Thanks Oliver, I created a new ticket for the issue: https://progress.opensuse.org/issues/136124
Updated by livdywan 3 months ago
We can track the package shipping to PRG2 DC in
https://www.tnt.com/express/en_rs/site/shipping-tools/tracking.html?cons=239240550&searchType=CON&source=share&utm_source=email&utm_campaign=shipment&utm_medium=email&utm_content=en_rs&tnt_urv=&tnt_urt=sfmc_id
State says "Collecting" so maybe it should arrive this week
Updated by okurz 2 months ago
- Due date deleted (
2023-10-03)
Still blocked on https://jira.suse.com/browse/ENGINFRA-2501
Updated by livdywan about 2 months ago
okurz wrote in #note-28:
Still blocked on https://jira.suse.com/browse/ENGINFRA-2501
Said ticket is (still) blocking on https://jira.suse.com/browse/ENGINFRA-2009 which was updated on 2023-10-16
Updated by okurz about 2 months ago
Created https://jira.suse.com/browse/ENGINFRA-3206 "Provide PDU administrative access to LSG QE Tools for PDU-A-J11 in rack J11" as discussed in weekly DCT migration call to help Eng-Infra to help ourselves
Updated by mgriessmeier about 1 month ago
- File clipboard-202310271737-fezwr.png added
so I've got the following private slack message from mflores:
machines are powered up, hmc connected, vlan deployed
xe-0/0/41 up up huckleberry.arch.suse.de - mgmt2
xe-0/0/42 up up redcurrent.arch.suse.de - mgmt2
xe-0/0/43 up up blackcurrent.arch.suse.de - mgmt1
xe-0/0/44 up up redcurrent.arch.suse.de - mgmt2
xe-0/0/45 up up cloudberry.arch.suse.de - mgmt2
I have asked mflores to communicate this in #dct-migration
whatever that means, if someone wants to try out to discover something or follow up on this, feel free :)
(I quickly tried to discover some machines within the hmc in the known range 10.145.14.x without luck)

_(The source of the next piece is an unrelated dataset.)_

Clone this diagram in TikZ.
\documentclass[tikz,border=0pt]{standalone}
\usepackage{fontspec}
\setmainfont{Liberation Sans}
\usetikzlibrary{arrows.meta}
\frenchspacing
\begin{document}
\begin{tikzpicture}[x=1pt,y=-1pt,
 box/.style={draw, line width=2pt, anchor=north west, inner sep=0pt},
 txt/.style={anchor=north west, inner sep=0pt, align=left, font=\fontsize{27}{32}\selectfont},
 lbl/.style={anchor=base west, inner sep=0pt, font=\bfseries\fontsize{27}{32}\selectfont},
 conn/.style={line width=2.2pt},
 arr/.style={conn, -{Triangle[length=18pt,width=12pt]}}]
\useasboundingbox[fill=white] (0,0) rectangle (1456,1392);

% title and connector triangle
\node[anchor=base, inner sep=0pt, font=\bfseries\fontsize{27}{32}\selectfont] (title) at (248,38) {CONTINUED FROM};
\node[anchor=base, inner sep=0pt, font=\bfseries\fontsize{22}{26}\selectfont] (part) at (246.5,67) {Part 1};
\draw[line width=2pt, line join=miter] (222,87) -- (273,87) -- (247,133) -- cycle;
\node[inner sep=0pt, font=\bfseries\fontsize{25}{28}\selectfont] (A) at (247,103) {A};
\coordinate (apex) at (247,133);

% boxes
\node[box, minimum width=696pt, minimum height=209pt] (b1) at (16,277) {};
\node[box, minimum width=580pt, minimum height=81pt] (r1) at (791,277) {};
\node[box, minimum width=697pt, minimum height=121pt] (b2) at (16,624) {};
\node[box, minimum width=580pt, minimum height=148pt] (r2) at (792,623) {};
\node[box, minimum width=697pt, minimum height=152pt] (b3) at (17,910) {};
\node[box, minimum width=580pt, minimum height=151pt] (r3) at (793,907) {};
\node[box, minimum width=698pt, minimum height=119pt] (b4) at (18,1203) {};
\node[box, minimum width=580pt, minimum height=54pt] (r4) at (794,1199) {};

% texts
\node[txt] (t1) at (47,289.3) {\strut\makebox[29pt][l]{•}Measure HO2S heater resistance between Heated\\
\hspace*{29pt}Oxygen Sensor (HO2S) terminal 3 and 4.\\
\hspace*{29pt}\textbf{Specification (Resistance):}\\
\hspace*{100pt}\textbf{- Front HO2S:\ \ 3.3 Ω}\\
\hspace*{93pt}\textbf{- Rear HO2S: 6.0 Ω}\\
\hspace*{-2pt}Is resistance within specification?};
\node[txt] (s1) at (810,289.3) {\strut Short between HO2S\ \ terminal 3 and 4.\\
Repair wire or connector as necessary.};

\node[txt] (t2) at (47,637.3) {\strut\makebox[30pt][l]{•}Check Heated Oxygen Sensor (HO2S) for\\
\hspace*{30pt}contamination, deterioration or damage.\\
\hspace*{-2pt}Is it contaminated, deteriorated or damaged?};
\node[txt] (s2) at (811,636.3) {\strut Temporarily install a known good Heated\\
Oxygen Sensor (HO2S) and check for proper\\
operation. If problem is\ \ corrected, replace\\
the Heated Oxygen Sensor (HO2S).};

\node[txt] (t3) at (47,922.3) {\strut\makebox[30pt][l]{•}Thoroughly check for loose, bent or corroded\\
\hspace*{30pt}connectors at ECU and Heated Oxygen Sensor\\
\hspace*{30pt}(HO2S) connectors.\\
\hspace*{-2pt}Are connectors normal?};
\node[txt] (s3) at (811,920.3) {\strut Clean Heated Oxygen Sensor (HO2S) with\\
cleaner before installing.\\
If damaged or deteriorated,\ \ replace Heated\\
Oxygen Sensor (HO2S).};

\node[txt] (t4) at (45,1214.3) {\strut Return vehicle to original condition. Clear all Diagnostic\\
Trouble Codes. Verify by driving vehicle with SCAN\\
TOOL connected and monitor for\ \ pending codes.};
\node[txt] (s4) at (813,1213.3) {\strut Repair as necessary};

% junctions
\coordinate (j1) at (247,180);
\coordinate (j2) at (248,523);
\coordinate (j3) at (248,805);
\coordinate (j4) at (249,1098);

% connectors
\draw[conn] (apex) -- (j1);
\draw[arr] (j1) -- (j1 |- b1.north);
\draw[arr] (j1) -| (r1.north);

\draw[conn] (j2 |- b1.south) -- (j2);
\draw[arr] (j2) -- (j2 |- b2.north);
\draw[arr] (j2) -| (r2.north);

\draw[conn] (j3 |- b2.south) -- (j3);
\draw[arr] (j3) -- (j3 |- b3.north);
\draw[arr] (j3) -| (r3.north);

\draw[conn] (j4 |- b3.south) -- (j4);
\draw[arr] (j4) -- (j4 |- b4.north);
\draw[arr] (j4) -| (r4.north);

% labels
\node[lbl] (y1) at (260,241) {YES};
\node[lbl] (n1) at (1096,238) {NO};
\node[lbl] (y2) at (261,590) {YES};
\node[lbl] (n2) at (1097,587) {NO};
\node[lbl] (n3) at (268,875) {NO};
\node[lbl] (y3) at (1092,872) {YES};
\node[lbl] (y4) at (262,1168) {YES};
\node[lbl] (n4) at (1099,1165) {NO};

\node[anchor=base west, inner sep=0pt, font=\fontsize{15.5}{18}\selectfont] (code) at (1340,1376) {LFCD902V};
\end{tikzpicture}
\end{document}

Updated by mgriessmeier about 1 month ago
- File deleted (
clipboard-202310271737-fezwr.png)
Updated by mgriessmeier about 1 month ago
with huge help of Conrad Bachmann who was checking the switch configurations and brought the machines into the correct VLANs, @nicksinger and myself were able to discover 5 machines in the powerHMC and connect their management ports
Updated by okurz about 1 month ago
- Copied to action #139106: Ensure a PRG2 based QE PowerPC HMC is reachable over proper FQDN and reverse PTR added
Updated by okurz about 1 month ago
- Copied to action #139109: Support move of non-openQA PowerPC machines to PRG2, i.e. haldir, legolas, whale, blackcurrant, cloudberry, huckleberry, soapberry, nessberry added
Updated by okurz about 1 month ago
- Copied to action #139112: Ensure OSD openQA PowerPC machine grenache is operational from PRG2 added
Updated by okurz about 1 month ago
- Description updated (diff)
- Due date set to 2023-11-25
- Status changed from Blocked to Feedback
https://jira.suse.com/browse/ENGINFRA-2009 resolved.

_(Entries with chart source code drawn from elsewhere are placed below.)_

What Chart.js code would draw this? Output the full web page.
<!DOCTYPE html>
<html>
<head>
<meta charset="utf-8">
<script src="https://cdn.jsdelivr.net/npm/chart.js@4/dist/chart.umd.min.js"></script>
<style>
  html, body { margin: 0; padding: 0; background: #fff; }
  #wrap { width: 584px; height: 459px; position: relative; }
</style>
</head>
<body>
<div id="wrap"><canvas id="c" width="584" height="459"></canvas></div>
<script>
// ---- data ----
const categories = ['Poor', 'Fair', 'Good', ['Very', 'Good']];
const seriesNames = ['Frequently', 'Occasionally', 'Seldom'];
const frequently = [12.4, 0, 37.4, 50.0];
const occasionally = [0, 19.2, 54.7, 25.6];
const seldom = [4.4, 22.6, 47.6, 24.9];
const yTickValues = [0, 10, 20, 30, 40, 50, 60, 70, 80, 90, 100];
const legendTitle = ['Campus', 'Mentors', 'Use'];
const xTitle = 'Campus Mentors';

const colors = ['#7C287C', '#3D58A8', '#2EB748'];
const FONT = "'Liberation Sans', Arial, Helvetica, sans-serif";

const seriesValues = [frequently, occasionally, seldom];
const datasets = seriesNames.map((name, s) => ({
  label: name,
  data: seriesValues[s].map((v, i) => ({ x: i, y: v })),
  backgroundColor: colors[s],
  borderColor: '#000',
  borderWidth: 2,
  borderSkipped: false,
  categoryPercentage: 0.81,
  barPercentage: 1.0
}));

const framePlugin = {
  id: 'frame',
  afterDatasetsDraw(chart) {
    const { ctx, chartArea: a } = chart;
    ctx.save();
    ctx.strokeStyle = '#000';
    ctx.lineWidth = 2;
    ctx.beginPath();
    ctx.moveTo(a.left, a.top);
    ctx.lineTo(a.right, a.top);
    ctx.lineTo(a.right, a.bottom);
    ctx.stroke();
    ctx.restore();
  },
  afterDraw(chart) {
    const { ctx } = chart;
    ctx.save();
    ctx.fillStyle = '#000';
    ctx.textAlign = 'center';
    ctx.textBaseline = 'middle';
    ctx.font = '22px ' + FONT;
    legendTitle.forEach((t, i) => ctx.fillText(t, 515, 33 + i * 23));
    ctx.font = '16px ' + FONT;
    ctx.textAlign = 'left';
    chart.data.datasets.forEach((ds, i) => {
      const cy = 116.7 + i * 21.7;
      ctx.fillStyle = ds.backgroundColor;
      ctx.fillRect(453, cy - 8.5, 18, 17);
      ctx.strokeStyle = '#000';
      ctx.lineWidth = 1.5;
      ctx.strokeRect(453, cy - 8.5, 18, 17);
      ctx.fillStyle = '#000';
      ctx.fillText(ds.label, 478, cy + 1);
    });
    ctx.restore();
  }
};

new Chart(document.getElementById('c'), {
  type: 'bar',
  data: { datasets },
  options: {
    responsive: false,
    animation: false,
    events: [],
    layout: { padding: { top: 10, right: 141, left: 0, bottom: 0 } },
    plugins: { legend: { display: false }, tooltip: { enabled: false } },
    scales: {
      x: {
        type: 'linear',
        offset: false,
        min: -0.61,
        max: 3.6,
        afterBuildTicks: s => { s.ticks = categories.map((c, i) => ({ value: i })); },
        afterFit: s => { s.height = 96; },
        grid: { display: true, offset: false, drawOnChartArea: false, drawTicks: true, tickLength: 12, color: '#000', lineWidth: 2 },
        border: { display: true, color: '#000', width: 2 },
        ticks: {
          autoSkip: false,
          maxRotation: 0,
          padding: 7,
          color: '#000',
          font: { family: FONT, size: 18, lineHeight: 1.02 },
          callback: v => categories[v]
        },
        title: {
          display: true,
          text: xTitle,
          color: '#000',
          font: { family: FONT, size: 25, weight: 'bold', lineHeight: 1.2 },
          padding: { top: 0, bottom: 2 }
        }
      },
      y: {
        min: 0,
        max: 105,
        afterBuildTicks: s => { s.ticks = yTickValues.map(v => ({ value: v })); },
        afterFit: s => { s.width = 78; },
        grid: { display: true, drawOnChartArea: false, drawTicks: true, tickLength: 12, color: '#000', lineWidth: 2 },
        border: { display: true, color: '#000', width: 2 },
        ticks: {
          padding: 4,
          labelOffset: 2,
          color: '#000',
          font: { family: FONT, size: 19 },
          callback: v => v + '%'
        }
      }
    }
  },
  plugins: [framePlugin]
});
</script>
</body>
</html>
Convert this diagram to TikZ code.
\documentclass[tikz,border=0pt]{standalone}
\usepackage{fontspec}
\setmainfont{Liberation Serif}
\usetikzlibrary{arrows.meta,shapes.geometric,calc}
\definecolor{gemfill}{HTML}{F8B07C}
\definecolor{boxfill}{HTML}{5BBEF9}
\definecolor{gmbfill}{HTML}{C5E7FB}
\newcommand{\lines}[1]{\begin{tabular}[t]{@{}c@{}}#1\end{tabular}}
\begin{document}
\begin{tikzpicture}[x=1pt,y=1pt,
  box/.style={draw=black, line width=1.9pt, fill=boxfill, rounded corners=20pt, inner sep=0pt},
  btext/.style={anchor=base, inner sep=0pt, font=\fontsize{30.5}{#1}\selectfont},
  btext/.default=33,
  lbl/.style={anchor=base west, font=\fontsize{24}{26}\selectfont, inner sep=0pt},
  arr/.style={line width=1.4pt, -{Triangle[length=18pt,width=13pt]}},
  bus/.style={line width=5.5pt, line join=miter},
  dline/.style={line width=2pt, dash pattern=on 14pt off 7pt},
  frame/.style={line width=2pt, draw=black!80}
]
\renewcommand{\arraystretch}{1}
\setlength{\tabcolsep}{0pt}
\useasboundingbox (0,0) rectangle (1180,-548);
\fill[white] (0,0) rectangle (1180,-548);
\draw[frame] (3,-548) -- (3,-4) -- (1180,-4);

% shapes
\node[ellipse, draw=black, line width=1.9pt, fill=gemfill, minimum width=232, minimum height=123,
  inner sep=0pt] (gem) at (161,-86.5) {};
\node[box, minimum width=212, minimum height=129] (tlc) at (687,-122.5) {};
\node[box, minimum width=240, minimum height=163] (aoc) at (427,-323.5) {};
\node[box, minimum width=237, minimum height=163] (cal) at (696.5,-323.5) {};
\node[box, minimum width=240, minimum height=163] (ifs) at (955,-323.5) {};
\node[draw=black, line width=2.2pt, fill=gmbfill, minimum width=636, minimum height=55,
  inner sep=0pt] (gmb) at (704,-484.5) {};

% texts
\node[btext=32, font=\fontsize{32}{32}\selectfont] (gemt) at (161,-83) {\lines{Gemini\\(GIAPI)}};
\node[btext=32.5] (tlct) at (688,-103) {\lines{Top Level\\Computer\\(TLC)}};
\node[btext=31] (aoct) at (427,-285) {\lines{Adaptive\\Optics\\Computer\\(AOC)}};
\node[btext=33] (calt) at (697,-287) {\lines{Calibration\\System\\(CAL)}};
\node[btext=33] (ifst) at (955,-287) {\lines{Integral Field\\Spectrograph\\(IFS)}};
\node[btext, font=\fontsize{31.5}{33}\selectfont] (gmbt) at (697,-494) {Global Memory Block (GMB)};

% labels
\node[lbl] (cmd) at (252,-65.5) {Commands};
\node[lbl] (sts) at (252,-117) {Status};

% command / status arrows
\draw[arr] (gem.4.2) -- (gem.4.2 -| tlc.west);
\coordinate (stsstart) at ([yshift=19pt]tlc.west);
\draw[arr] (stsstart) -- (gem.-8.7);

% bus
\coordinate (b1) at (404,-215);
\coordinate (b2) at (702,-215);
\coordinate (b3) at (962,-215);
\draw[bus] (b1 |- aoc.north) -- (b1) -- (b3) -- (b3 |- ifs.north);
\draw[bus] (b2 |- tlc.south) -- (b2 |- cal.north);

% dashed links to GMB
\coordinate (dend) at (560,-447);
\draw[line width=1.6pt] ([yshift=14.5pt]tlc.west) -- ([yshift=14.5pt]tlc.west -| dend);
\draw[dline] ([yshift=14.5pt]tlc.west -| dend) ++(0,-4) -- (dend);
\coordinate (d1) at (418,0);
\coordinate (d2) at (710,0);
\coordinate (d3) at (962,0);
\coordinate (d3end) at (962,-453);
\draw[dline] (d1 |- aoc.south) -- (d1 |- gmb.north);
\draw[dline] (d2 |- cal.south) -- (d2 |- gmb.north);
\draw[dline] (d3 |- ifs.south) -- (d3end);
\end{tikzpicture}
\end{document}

I split out some tasks to make further steps easier to execute and also to allow independant execution:
I marked all completed tasks from the ticket description with "DONE", waiting for results from pcervinka and acarvajal looking into PowerPC machines as part of https://suse.slack.com/archives/C02CANHLANP/p1699017470325589
Updated by okurz about 1 month ago
Meeting with jford, mflores, cbachman, gsouza. Meeting minutes to be provided by jford (TBC). As followup from https://suse.slack.com/archives/C04MDKHQE20/p1699451342346359
(Oliver Kurz) @John Ford @Moroni Flores @Conrad Bachman based on the meeting we just had about pending tasks for PowerPC setup (CC @Matthias Griessmeier @Dawei Pang @Alvaro Carvajal) as we talked about freeing rackspace in J11 and related to https://jira.suse.com/browse/ENGINFRA-2908 given that there is still the hardware "H03-ch1" in https://racktables.nue.suse.com/index.php?page=object&object_id=23373 which is currently unused I don't expect new hardware in this rack planned for the next months. Maybe the easiest would be to leave all machines where they are currently mounted but only if you are able to provide a "QE (not-openQA)" network in PRG2-J11. Otherwise I would suggest to move haldir and legolas. Can you state if the QE network can be provided to selected machines in J11 plus connection to a separate QE PowerVM HMC?
(Moroni Flores) we can provide the QE network to those machines, and a separate HMC - but let me reiterate here that the arch network will not be available in this rack
(Oliver Kurz) Understood. So far I know of no requirement for arch network. Given that I suggest we keep all already racked machines in place.
Updated by okurz about 1 month ago
- Related to action #139199: Ensure OSD openQA PowerPC machine redcurrant is operational from PRG2 added
Updated by okurz about 1 month ago
I reviewed all entries in https://racktables.nue.suse.com/index.php?page=rack&rack_id=21278 and have put a proper "common name" and FQDN to separate openQA and QE (non-openQA) machines.
Updated by okurz 26 days ago
https://suse.slack.com/archives/C02CANHLANP/p1700039047989109
(Oliver Kurz) @Petr Cervinka any news regarding https://suse.slack.com/archives/C02CANHLANP/p1699017470325589 ?
(Petr Cervinka) We had call this week people and we found out that it is more broken than it looks and we need to find time for more troubleshooting later this week.
Besides that there is no further work planned by me right now.